Overfishing is a serious concern in the waters of northwestern Europe. Although this issue is not unique to the region—experts estimate that $83 billion is lost worldwide annually to overfishing and could be recovered through stock restoration—it persisted for years in large part because of the European Union’s reluctance to set fishing limits in line with scientific advice.
In recent years, European ministers have brought fishing limits closer to the scientific advice on average, but they must still do more: Under the EU’s Common Fisheries Policy (CFP), Member States were legally bound to end overfishing by 2020 to maintain sustainable fisheries.
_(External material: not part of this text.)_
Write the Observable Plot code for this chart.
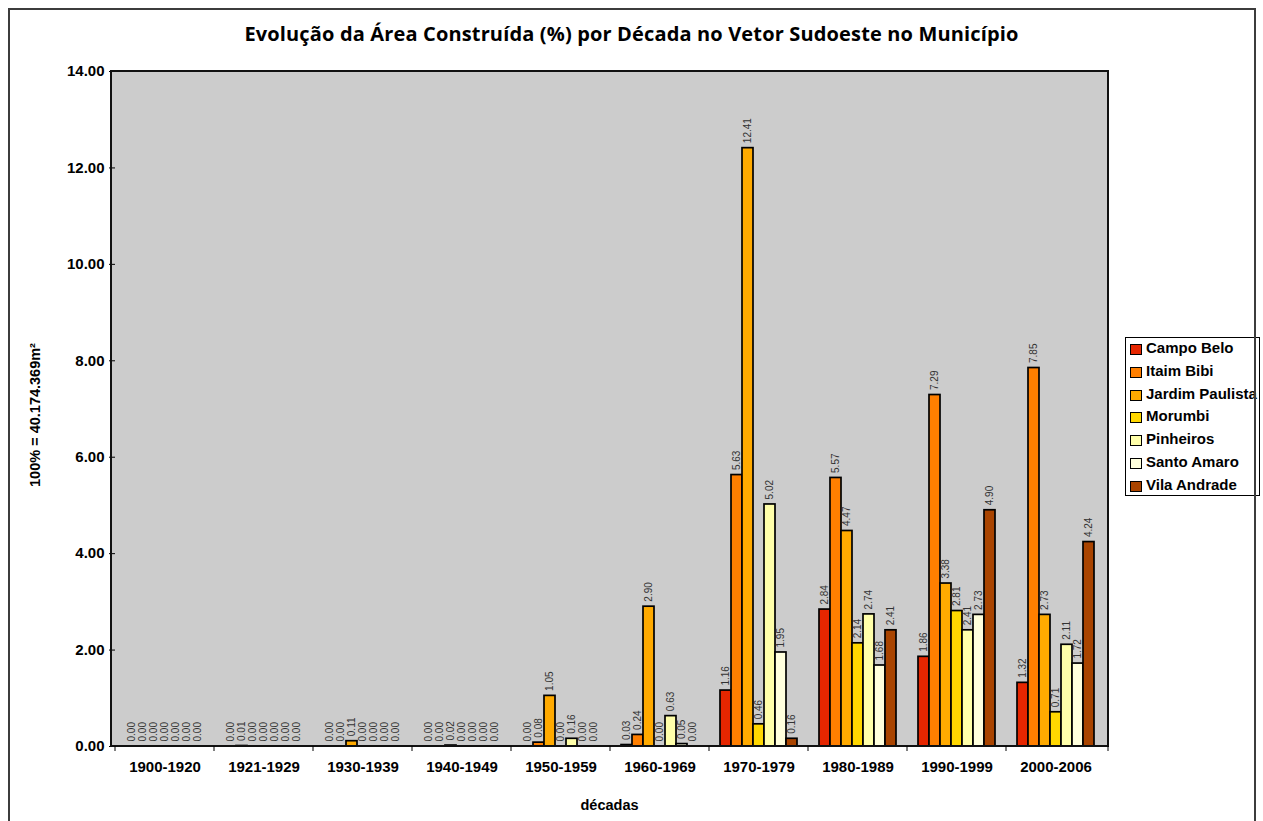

Progress toward that goal has varied but generally proved too slow to meet the 2020 deadline. Pew’s work focused on bringing EU fisheries management in line with scientific advice to end overfishing and allow stocks to recover. By doing so, the EU can set a positive example for other governments and help ensure the future sustainability of fisheries in northwestern Europe and beyond.
To support effective implementation of the reformed Common Fisheries Policy, we worked with decision-makers in the EU and the United Kingdom to advocate for:
- Fishing limits to be set at sustainable levels that allow stocks to recover.
- Long-term legislation that would achieve the objectives of the CFP in each region.
- Implementation of the CFP’s bycatch reforms, including the EU’s Landing Obligation.
- Clear and public reporting on progress toward these aims.
- A post-Brexit joint EU-UK management framework to allow the recovery of fish populations to sustainable levels.